India will have to be careful while imposing special additional duty on imported items after a World Trade Organisation appellate body's ruling that this duty is not consistent with world trade norms, say trade experts.
However, the appellate body of the WTO which looked into the issue after on a compliant filed by United States did not recommend what India should do.
The report was in the context of an objection by the US against India's practice of imposing countervailing duty and SAD on alcoholic beverages.
Trade experts said though the trade dispute body ruled in favour of the US, it did not mean much for India as it had withdrawn the CVD on alcoholic spirits in mid-2007.
This was after the European Union approached the WTO against the duty.
CVD is charged on some products in lieu of excise duty. Moreover, India imposes an SAD of 4 per cent to balance the incidence of local taxes, VAT and CST.
Objections to these duties were raised because they were imposed in addition to the basic Customs Duty. As a result, the total import duty on wines and spirits came to more than India's commitments at the WTO.
This commitment is known as the bound duty. No country can impose an import duty that is more than the bound duty.
"The US has won the battle but lost the war," a Delhi-based foreign trade lawyer said. But he warned that the country would have to be careful in imposing SAD.
"Other countries may file fresh cases in the WTO if they find evidence that India is imposing SAD on goods which is in excess of CST or VAT or other local taxes," the expert added.
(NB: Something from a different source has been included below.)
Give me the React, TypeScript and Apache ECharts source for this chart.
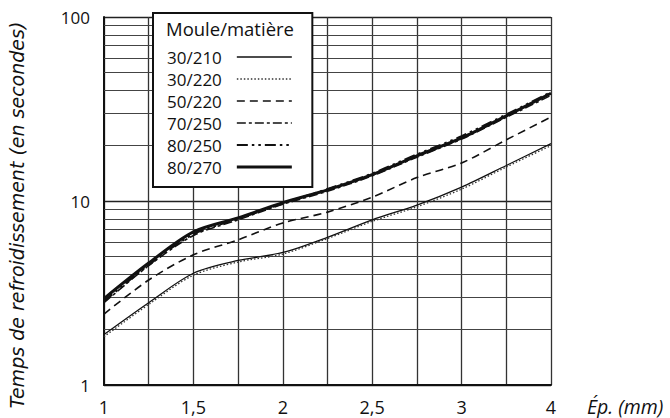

India is closely monitoring the developments in Geneva as the appellate body is considering if SAD is in conformity with WTO rules. Trade experts said the appellate body report did not recommend to the Dispute Settlement Body - the supreme trade dispute settlement body in the WTO - that India should remove SAD.
Had such a recommendation been made, the DSB would have passed a resolution in this regard. As a result, India would have had to remove SAD on items which did not conform to WTO norms, something that would have had revenue implications for the country.